# Short task
Make an exact copy, from the records below, of the lines from the line containing "Clone this chart" to the line containing "Chart.register(...registerables);", both lines included, excluding pictures.

Data records
[Start]
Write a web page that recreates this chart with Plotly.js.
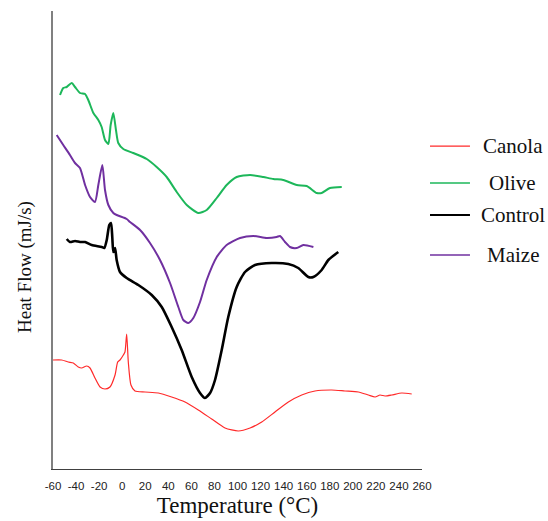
<!DOCTYPE html>
<html>
<head>
<meta charset="utf-8">
<script src="https://cdn.plot.ly/plotly-3.0.1.min.js"></script>
<style>html,body{margin:0;padding:0;background:#fff;}#chart{width:548px;height:521px;}</style>
</head>
<body>
<div id="chart"></div>
<script>
// Temperature (°C) and heat flow (arbitrary mJ/s units)
const oliveT = [-53.9,-51.1,-48.1,-43.8,-40.9,-36.6,-32.2,-29.4,-25.0,-20.7,-17.8,-14.9,-12.0,-10.0,-7.7,-5.4,-3.4,1.0,9.6,21.3,29.9,38.6,47.3,56.0,66.0,73.3,82.0,90.6,99.3,110.9,122.4,131.1,139.7,151.4,160.0,168.7,173.0,180.2,190.4];
const oliveHF = [3.74,3.81,3.82,3.86,3.82,3.76,3.75,3.69,3.56,3.49,3.42,3.29,3.25,3.44,3.56,3.39,3.26,3.20,3.16,3.10,3.02,2.92,2.77,2.64,2.56,2.59,2.71,2.84,2.92,2.94,2.92,2.90,2.89,2.84,2.83,2.76,2.76,2.81,2.82];

const maizeT = [-56.8,-51.1,-45.3,-40.9,-36.6,-32.2,-27.9,-23.6,-20.7,-17.2,-14.9,-12.0,-7.7,-4.8,3.9,6.8,15.5,24.1,32.8,41.5,48.7,53.0,57.3,61.7,67.5,73.3,82.0,90.6,102.2,113.7,125.3,134.0,136.9,141.2,145.5,151.4,157.1,165.8];
const maizeHF = [3.34,3.24,3.14,3.06,3.01,2.84,2.72,2.67,2.84,3.04,2.79,2.64,2.56,2.54,2.50,2.47,2.39,2.26,2.09,1.86,1.62,1.49,1.46,1.51,1.67,1.89,2.12,2.24,2.31,2.33,2.31,2.32,2.33,2.27,2.22,2.21,2.24,2.22];

const controlT = [-48.1,-45.3,-40.9,-36.6,-32.2,-26.4,-17.8,-15.5,-13.4,-11.2,-9.7,-8.6,-7.7,-6.2,-4.8,-1.9,3.9,14.0,25.6,34.3,42.9,51.6,60.3,67.5,71.8,76.2,80.5,86.3,92.0,99.3,106.5,115.2,129.7,144.1,152.7,161.4,165.8,173.0,178.8,187.4];
const controlHF = [2.30,2.27,2.28,2.27,2.27,2.24,2.22,2.21,2.29,2.44,2.46,2.32,2.17,2.21,2.09,1.97,1.91,1.84,1.74,1.62,1.42,1.19,0.92,0.76,0.71,0.76,0.89,1.19,1.52,1.82,1.97,2.04,2.06,2.05,2.01,1.92,1.92,1.99,2.09,2.17];

const canolaT = [-60.0,-52.5,-46.7,-42.4,-38.1,-35.1,-30.8,-27.9,-23.6,-19.2,-14.9,-10.6,-6.2,-3.9,-1.9,1.0,2.4,3.9,5.3,7.6,11.1,19.8,31.3,42.9,54.5,66.0,77.6,89.2,100.7,110.9,121.0,132.5,144.1,155.7,167.2,181.7,193.2,204.8,213.5,219.3,223.6,227.9,233.8,242.4,251.1];
const canolaHF = [1.09,1.09,1.07,1.06,1.02,1.01,1.03,1.01,0.91,0.82,0.80,0.82,0.94,1.07,1.09,1.14,1.17,1.35,1.07,0.84,0.78,0.77,0.76,0.72,0.67,0.59,0.50,0.41,0.38,0.41,0.47,0.57,0.67,0.74,0.78,0.79,0.78,0.77,0.74,0.72,0.74,0.73,0.74,0.76,0.75];

const seriesNames = ["Canola", "Olive", "Control", "Maize"];
const seriesColors = ["#ff2a2a", "#1db75a", "#000000", "#7030a0"];
const seriesWidths = [1.2, 2, 2.6, 2];
const xTickVals = [-60,-40,-20,0,20,40,60,80,100,120,140,160,180,200,220,240,260];

const serif = "'Liberation Serif', 'Times New Roman', serif";
const seriesData = [[canolaT, canolaHF], [oliveT, oliveHF], [controlT, controlHF], [maizeT, maizeHF]];
const traces = seriesData.map((d, i) => ({
  x: d[0], y: d[1], type: "scatter", mode: "lines", name: seriesNames[i],
  line: {color: seriesColors[i], width: seriesWidths[i], shape: "spline", smoothing: 0.6},
  showlegend: false, hoverinfo: "x+y+name"
}));

// legend drawn as line samples + text at the right
const legendY = [0.705, 0.6245, 0.5546, 0.4672];
const shapes = seriesNames.map((n, i) => ({
  type: "line", xref: "paper", yref: "paper", x0: 1.0217, x1: 1.130, y0: legendY[i], y1: legendY[i],
  line: {color: seriesColors[i], width: i === 0 ? 1.3 : (i === 2 ? 2 : 1.5)}
}));
const annotations = seriesNames.map((n, i) => ({
  text: n, xref: "paper", yref: "paper", x: 1.2466, y: legendY[i], xanchor: "center", yanchor: "middle",
  showarrow: false, font: {family: serif, size: 21, color: "#111"}
}));
annotations.push({
  text: "Heat Flow (mJ/s)", xref: "paper", yref: "paper", x: -0.0759, y: 0.441, textangle: -90,
  xanchor: "center", yanchor: "middle", showarrow: false,
  font: {family: serif, size: 19, color: "#111"}
});

const layout = {
  width: 548, height: 521,
  margin: {l: 53, r: 126, t: 11, b: 52},
  paper_bgcolor: "#ffffff", plot_bgcolor: "#ffffff",
  showlegend: false,
  xaxis: {
    range: [-60, 260], tickvals: xTickVals, ticktext: xTickVals.map(String),
    showgrid: false, zeroline: false, showline: true, linecolor: "#404040", linewidth: 1,
    ticks: "", ticklabelstandoff: 6,
    tickfont: {family: "Liberation Sans, Arial, sans-serif", size: 11.5, color: "#222"},
    title: {text: "Temperature (°C)", standoff: 6, font: {family: serif, size: 23, color: "#111"}}
  },
  yaxis: {
    range: [0, 4.58], showgrid: false, zeroline: false, showline: true, linecolor: "#808080", linewidth: 2,
    showticklabels: false, ticks: ""
  },
  shapes: shapes,
  annotations: annotations
};

Plotly.newPlot("chart", traces, layout, {displayModeBar: false, staticPlot: true});
</script>
</body>
</html>
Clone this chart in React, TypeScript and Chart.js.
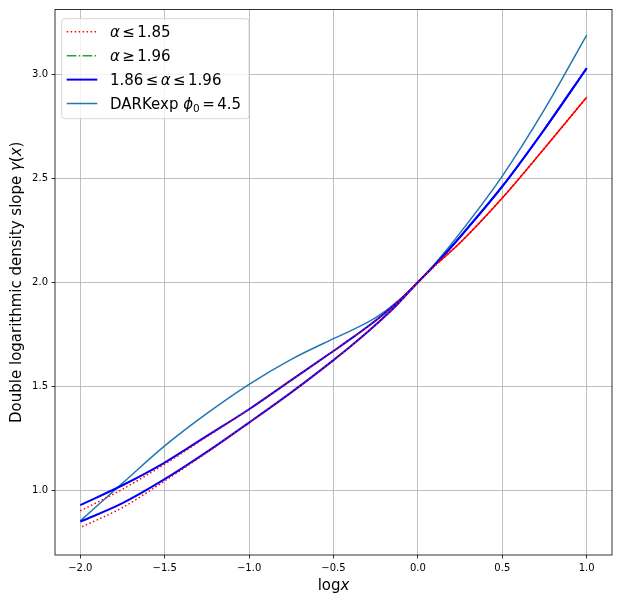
import React, { useEffect, useRef } from 'react';
import { Chart, registerables } from 'chart.js';
Chart.register(...registerables);

// log x sample positions
const xs = [-2, -1.75, -1.5, -1.25, -1, -0.75, -0.5, -0.375, -0.25, -0.125, 0, 0.125, 0.25, 0.5, 0.75, 1];
// DARKexp phi0 = 4.5
const darkexp = [0.854, 1.035, 1.214, 1.37, 1.51, 1.63, 1.729, 1.776, 1.83, 1.905, 2.0, 2.112, 2.237, 2.51, 2.83, 3.187];
// 1.86 <= alpha <= 1.96 (two bounding curves)
const blueUpper = [0.93, 1.025, 1.134, 1.262, 1.39, 1.53, 1.67, 1.741, 1.816, 1.901, 2.0, 2.104, 2.218, 2.46, 2.735, 3.028];
const blueLower = [0.85, 0.939, 1.054, 1.185, 1.326, 1.471, 1.626, 1.708, 1.796, 1.891, 2.0, 2.104, 2.218, 2.46, 2.735, 3.028];
// alpha <= 1.85 (two bounding curves)
const redUpper = [0.902, 1.006, 1.126, 1.258, 1.39, 1.53, 1.67, 1.741, 1.816, 1.901, 2.0, 2.097, 2.19, 2.405, 2.644, 2.889];
const redLower = [0.822, 0.918, 1.046, 1.182, 1.326, 1.471, 1.626, 1.708, 1.796, 1.891, 2.0, 2.097, 2.19, 2.405, 2.644, 2.889];
// alpha <= 1.85 family where its many dotted curves overlap (x > 0)
const redBundleXs = [0.125, 0.25, 0.5, 0.75, 1];
const redBundleYs = [2.097, 2.19, 2.405, 2.644, 2.889];
// alpha >= 1.96 (hidden below the others)
const greenXs: number[] = [];
const greenYs: number[] = [];

const xTicks = [-2.0, -1.5, -1.0, -0.5, 0.0, 0.5, 1.0];
const yTicks = [1.0, 1.5, 2.0, 2.5, 3.0];

const FONT = '"DejaVu Sans", "Liberation Sans", sans-serif';

type Part = { t?: string; it?: boolean; sub?: boolean; gap?: number };

function drawRich(ctx: CanvasRenderingContext2D, parts: Part[], x: number, y: number, size: number, draw = true) {
  let cx = x;
  for (const p of parts) {
    if (p.gap) { cx += p.gap; continue; }
    const fs = p.sub ? size * 0.7 : size;
    ctx.font = `${p.it ? 'italic ' : ''}${fs}px ${FONT}`;
    const dy = p.sub ? size * 0.22 : 0;
    if (draw) ctx.fillText(p.t || '', cx, y + dy);
    cx += ctx.measureText(p.t || '').width;
  }
  return cx - x;
}

const fmt = (v: any) => {
  const n = Number(v);
  return (n < 0 ? '\u2212' : '') + Math.abs(n).toFixed(1);
};

const framePlugin = {
  id: 'frame',
  afterDatasetsDraw(chart: any) {
    const { ctx, chartArea: a } = chart;
    ctx.save();
    ctx.strokeStyle = '#000';
    ctx.lineWidth = 0.8;
    ctx.strokeRect(a.left, a.top, a.right - a.left, a.bottom - a.top);
    ctx.restore();
  },
};

const textPlugin = {
  id: 'texts',
  afterDraw(chart: any) {
    const { ctx, chartArea: a } = chart;
    ctx.save();
    ctx.fillStyle = '#000';
    ctx.textBaseline = 'alphabetic';
    ctx.textAlign = 'left';
    // x label
    const xl: Part[] = [{ t: 'log' }, { t: 'x', it: true }];
    const xw = drawRich(ctx, xl, 0, 0, 15, false);
    drawRich(ctx, xl, (a.left + a.right) / 2 - xw / 2, 590, 15);
    // y label
    const yl: Part[] = [
      { t: 'Double logarithmic density slope ' },
      { t: '\u03b3', it: true },
      { t: '(' },
      { t: 'x', it: true },
      { t: ')' },
    ];
    const yw = drawRich(ctx, yl, 0, 0, 15, false);
    ctx.save();
    ctx.translate(21, (a.top + a.bottom) / 2);
    ctx.rotate(-Math.PI / 2);
    drawRich(ctx, yl, -yw / 2, 0, 15);
    ctx.restore();

    // legend
    const bx = 61.7, by = 18.7, bw = 187.3, bh = 100;
    ctx.beginPath();
    (ctx as any).roundRect(bx, by, bw, bh, 3);
    ctx.fillStyle = 'rgba(255,255,255,0.8)';
    ctx.fill();
    ctx.strokeStyle = '#cccccc';
    ctx.lineWidth = 0.8;
    ctx.stroke();

    const g = 2.4;
    const entries: { color: string; dash: number[]; lw: number; parts: Part[] }[] = [
      { color: '#ff0000', dash: [1.5, 2.475], lw: 1.5, parts: [{ t: '\u03b1', it: true }, { gap: g }, { t: '\u2264' }, { gap: g }, { t: '1.85' }] },
      { color: '#2ca02c', dash: [9.6, 2.4, 1.5, 2.4], lw: 1.5, parts: [{ t: '\u03b1', it: true }, { gap: g }, { t: '\u2265' }, { gap: g }, { t: '1.96' }] },
      { color: '#0000ff', dash: [], lw: 2, parts: [{ t: '1.86' }, { gap: g }, { t: '\u2264' }, { gap: g }, { t: '\u03b1', it: true }, { gap: g }, { t: '\u2264' }, { gap: g }, { t: '1.96' }] },
      { color: '#1f77b4', dash: [], lw: 1.5, parts: [{ t: 'DARKexp ' }, { t: '\u03d5', it: true }, { t: '0', sub: true }, { gap: g }, { t: '=' }, { gap: g }, { t: '4.5' }] },
    ];
    entries.forEach((e, i) => {
      const cy = 31.8 + i * 23.9;
      ctx.save();
      ctx.beginPath();
      ctx.strokeStyle = e.color;
      ctx.lineWidth = e.lw;
      ctx.setLineDash(e.dash);
      ctx.moveTo(66.7, cy);
      ctx.lineTo(97.3, cy);
      ctx.stroke();
      ctx.restore();
      ctx.fillStyle = '#000';
      drawRich(ctx, e.parts, 110, cy + 5.5, 15);
    });
    ctx.restore();
  },
};

export default function App() {
  const ref = useRef<HTMLCanvasElement>(null);
  useEffect(() => {
    const mk = (xv: number[], ys: number[]) => xv.map((x, i) => ({ x, y: ys[i] }));
    const base = { pointRadius: 0, fill: false, cubicInterpolationMode: 'monotone' as const, borderCapStyle: 'butt' as const };
    const chart = new Chart(ref.current as HTMLCanvasElement, {
      type: 'line',
      data: {
        datasets: [
          { ...base, label: 'a<=1.85 upper', data: mk(xs, redUpper), borderColor: '#ff0000', borderWidth: 1.5, borderDash: [1.5, 2.475], order: 0 },
          { ...base, label: 'a<=1.85 lower', data: mk(xs, redLower), borderColor: '#ff0000', borderWidth: 1.5, borderDash: [1.5, 2.475], borderDashOffset: 2, order: 0 },
          { ...base, label: 'a<=1.85 bundle', data: mk(redBundleXs, redBundleYs), borderColor: '#ff0000', borderWidth: 1.5, order: 0 },
          { ...base, label: '1.86<=a<=1.96 upper', data: mk(xs, blueUpper), borderColor: '#0000ff', borderWidth: 2, order: 1 },
          { ...base, label: '1.86<=a<=1.96 lower', data: mk(xs, blueLower), borderColor: '#0000ff', borderWidth: 2, order: 1 },
          { ...base, label: 'a>=1.96', data: mk(greenXs, greenYs), borderColor: '#2ca02c', borderWidth: 1.5, borderDash: [9.6, 2.4, 1.5, 2.4], order: 2 },
          { ...base, label: 'DARKexp', data: mk(xs, darkexp), borderColor: '#1f77b4', borderWidth: 1.5, order: 3 },
        ],
      },
      options: {
        responsive: false,
        animation: false,
        layout: { padding: { top: 8, right: 9, left: 0, bottom: 0 } },
        plugins: { legend: { display: false }, tooltip: { enabled: false } },
        scales: {
          x: {
            type: 'linear',
            min: -2.15,
            max: 1.15,
            afterFit(s: any) { s.height = 46; },
            afterBuildTicks(s: any) { s.ticks = xTicks.map((v) => ({ value: v })); },
            ticks: { callback: fmt, color: '#000', font: { family: FONT, size: 10 }, padding: 3.5, maxRotation: 0, autoSkip: false },
            grid: { color: '#b0b0b0', lineWidth: 0.8, tickColor: '#000', tickLength: 3.5, tickWidth: 0.8 },
            border: { display: false },
          },
          y: {
            type: 'linear',
            min: 0.69,
            max: 3.31,
            afterFit(s: any) { s.width = 55; },
            afterBuildTicks(s: any) { s.ticks = yTicks.map((v) => ({ value: v })); },
            ticks: { callback: fmt, color: '#000', font: { family: FONT, size: 10 }, padding: 3.5, autoSkip: false },
            grid: { color: '#b0b0b0', lineWidth: 0.8, tickColor: '#000', tickLength: 3.5, tickWidth: 0.8 },
            border: { display: false },
          },
        },
      } as any,
      plugins: [framePlugin, textPlugin],
    });
    return () => chart.destroy();
  }, []);
  return (
    <div style={{ position: 'absolute', left: 0, top: 0, width: 621, height: 601, background: '#fff' }}>
      <canvas ref={ref} width={621} height={601} style={{ display: 'block' }} />
    </div>
  );
}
[End]
# Answer below
Clone this chart in React, TypeScript and Chart.js.
import React, { useEffect, useRef } from 'react';
import { Chart, registerables } from 'chart.js';
Chart.register(...registerables);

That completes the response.